Elk hunting throws you curveballs. If you understand this ahead of time, they’re less alarming when they come at you.
Create a list of things that could go wrong on your hunt. Then create a corresponding list of solutions you can turn to if any or all should occur. It could be as drastic as moving your camp a few hours away to a new location, or it could be that you stop using your calls and sit over waterholes instead. Backup plans have saved many an elk hunt from a complete nosedive.
Have a Plan for Success and for the Meat
September temperatures in the mountains can be 80 degrees as easily as they can be 40 degrees. Obviously, cooler is better once you have an elk down, but we’re not always so lucky. Once you drop an elk in warm temperatures, the clock starts ticking on the most precious heap of red meat a well-placed arrow can buy.
If you haven’t previously killed an elk or packed out any game, you have no idea the challenge ahead of you when you get an elk. I’ve done some incredibly difficult things in my life, but packing out a mature bull elk ranks at the top. Knowing what you’re doing helps tremendously.
Get rid of the little daypack you use for deer hunting. You need a sturdy pack (I like packs from Mystery Ranch and Stone Glacier) with a frame to effectively retrieve elk meat from the timber. You also need meat bags (aka game bags). I prefer the anti-microbial options from Koola Buck.
You simply have to know how to break down an elk and harvest all usable meat within an hour or less. When you walk up on a huge elk, butchering can seem like a huge task, but watch the video above to learn how to break down an elk in about 10 minutes.
I wish I could tell you that there’s a way to make the pack-out easier, but unless you involve a horse or some beast of burden, your own two legs are the only way to get your meat from the kill site to your camp or vehicle. You have to be in great shape and have solid stability to do it, plain and simple.

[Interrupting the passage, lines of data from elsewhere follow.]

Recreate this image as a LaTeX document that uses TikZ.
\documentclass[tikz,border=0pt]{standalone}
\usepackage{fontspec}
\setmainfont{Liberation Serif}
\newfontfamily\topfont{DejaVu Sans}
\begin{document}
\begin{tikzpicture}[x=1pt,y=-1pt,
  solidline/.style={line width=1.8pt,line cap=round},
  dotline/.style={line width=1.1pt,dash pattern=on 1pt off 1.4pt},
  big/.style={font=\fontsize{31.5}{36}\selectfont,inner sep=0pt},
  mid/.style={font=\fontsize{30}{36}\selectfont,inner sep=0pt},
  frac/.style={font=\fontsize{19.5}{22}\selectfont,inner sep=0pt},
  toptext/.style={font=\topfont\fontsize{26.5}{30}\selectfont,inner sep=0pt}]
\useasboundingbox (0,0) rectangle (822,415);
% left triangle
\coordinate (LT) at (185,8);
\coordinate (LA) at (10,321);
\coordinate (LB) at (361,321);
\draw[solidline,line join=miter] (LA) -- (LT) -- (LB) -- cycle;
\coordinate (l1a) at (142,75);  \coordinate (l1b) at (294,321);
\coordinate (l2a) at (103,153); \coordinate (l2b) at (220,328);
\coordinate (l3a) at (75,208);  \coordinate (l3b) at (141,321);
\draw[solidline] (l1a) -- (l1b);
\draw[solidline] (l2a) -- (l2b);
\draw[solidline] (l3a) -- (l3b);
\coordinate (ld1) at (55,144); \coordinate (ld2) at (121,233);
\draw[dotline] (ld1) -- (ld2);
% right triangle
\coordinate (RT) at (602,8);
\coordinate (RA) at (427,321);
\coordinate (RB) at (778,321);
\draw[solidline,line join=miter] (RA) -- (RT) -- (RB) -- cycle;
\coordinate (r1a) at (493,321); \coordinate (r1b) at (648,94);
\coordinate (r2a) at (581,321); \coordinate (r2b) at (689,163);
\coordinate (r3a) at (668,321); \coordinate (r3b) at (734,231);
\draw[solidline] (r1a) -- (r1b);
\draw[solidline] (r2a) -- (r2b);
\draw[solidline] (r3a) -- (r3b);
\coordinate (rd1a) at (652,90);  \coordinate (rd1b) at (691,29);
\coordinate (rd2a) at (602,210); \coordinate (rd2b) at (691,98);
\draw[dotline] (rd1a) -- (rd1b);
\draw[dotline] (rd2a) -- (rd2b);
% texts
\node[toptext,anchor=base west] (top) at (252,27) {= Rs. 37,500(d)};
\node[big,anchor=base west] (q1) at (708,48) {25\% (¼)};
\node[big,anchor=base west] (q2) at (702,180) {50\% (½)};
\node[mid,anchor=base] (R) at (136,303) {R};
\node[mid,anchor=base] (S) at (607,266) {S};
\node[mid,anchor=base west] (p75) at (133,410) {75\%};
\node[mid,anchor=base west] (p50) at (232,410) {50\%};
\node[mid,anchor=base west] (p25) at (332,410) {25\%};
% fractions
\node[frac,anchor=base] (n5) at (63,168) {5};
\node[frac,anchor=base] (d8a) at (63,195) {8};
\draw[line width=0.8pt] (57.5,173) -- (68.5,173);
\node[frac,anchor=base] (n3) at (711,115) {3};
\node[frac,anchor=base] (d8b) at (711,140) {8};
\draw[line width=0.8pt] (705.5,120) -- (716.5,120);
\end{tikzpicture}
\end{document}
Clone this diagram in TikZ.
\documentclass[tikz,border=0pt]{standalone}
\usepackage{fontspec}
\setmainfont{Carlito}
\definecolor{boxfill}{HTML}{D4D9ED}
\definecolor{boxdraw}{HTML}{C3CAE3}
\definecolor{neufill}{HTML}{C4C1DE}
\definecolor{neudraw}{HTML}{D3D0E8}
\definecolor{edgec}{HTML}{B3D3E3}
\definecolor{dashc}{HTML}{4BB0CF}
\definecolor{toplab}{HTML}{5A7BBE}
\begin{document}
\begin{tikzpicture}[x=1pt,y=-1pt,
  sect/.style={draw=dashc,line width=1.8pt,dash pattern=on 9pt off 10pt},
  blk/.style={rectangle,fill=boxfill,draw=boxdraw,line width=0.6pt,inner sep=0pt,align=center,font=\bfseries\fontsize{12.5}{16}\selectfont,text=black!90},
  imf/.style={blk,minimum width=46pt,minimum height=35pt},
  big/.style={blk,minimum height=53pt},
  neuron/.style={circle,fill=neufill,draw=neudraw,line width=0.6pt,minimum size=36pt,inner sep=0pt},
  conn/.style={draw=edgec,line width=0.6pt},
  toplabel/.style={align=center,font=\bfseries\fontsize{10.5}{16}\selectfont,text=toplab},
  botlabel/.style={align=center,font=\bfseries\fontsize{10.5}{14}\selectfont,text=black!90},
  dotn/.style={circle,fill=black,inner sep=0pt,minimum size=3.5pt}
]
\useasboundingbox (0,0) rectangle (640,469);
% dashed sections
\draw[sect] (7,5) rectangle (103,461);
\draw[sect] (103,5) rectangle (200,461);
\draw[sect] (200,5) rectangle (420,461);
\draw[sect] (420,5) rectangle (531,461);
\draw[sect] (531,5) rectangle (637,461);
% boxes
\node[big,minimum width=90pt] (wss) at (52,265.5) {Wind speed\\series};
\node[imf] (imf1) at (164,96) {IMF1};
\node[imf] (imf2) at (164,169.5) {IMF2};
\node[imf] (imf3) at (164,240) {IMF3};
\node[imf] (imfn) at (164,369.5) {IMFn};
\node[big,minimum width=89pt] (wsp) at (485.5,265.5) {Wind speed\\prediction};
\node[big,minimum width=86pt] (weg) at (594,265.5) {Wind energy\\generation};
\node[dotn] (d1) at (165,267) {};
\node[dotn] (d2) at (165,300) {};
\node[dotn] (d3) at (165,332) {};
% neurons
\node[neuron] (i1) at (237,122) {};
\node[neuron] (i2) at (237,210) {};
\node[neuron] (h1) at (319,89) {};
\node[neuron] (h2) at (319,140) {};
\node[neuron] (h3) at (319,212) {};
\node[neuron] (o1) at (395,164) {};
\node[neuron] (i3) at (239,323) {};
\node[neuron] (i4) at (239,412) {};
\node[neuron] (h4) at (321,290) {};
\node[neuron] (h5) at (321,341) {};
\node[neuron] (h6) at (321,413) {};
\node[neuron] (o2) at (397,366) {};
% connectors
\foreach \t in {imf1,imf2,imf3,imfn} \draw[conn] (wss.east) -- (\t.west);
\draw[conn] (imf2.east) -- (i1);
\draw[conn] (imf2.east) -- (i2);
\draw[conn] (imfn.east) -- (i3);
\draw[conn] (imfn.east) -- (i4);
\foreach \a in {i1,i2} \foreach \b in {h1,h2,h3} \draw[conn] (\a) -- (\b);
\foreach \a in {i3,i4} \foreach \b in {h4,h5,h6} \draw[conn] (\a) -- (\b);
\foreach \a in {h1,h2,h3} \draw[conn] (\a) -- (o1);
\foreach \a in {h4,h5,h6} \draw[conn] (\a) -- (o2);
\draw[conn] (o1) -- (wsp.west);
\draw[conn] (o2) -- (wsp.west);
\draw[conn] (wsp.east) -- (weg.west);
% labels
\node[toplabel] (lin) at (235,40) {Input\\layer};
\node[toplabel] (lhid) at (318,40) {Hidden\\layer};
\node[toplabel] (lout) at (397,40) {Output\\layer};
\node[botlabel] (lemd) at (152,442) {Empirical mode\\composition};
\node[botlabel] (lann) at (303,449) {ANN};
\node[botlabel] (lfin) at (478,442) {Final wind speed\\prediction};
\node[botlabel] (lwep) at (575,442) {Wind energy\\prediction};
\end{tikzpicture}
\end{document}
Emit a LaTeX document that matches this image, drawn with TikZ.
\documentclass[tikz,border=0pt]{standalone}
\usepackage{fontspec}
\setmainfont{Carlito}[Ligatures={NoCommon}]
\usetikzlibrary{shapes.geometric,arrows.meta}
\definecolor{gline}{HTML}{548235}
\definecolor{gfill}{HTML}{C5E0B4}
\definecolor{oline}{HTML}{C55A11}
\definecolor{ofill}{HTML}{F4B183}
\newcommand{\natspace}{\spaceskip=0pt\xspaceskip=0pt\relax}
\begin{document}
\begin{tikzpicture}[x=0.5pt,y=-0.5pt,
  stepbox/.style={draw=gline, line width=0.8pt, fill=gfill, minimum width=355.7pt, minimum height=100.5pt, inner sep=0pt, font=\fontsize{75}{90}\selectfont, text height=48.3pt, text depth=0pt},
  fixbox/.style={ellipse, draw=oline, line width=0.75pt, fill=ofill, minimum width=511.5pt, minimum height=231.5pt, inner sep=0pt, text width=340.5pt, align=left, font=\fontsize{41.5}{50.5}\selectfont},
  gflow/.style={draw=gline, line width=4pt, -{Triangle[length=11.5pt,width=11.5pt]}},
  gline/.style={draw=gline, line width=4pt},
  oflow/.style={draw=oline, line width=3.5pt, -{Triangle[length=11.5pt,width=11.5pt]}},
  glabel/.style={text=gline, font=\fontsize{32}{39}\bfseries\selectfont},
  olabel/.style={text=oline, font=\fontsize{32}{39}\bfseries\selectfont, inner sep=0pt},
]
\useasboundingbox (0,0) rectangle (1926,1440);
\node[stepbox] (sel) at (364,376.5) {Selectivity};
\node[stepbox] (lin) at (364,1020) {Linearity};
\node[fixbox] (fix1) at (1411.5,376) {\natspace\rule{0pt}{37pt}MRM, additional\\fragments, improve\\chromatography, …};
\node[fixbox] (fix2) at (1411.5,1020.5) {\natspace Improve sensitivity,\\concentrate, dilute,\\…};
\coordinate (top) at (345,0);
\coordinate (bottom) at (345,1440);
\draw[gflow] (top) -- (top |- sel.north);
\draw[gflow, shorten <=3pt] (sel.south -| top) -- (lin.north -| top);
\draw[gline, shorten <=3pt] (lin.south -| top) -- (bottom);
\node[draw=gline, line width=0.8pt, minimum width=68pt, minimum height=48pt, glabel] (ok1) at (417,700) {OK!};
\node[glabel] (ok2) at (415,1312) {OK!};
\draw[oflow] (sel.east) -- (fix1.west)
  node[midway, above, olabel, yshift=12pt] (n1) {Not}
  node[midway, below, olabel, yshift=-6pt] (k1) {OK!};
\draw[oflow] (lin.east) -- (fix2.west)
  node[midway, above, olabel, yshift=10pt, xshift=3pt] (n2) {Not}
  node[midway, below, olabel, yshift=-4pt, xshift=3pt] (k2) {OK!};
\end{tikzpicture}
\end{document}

Know the Local Hunting Regulations
There isn’t an elk in the mountains that’s worth violating hunting regulations. Each state has its own rules and little quirks. Some states have minimum arrow weights. Some require evidence of sex to remain present after the kill. Different states have different requirements about how much meat you can leave on a carcass. In Idaho, mechanical broadheads are forbidden. In Colorado, some licenses are valid only on private land.
Take time to learn everything and anything about the rules and regs where you will be hunting well before you get there.
It’s Time to Hunt
Hopefully, after completing this elk bowhunting checklist, you’re ready to get an elk of your own. Just remember, when on the hunt, always be learning.
If you pay attention to every little detail, you can learn so much. After a few seasons, your odds of personal success will undoubtedly increase. But successful or not, there are valuable takeaways from every elk hunt.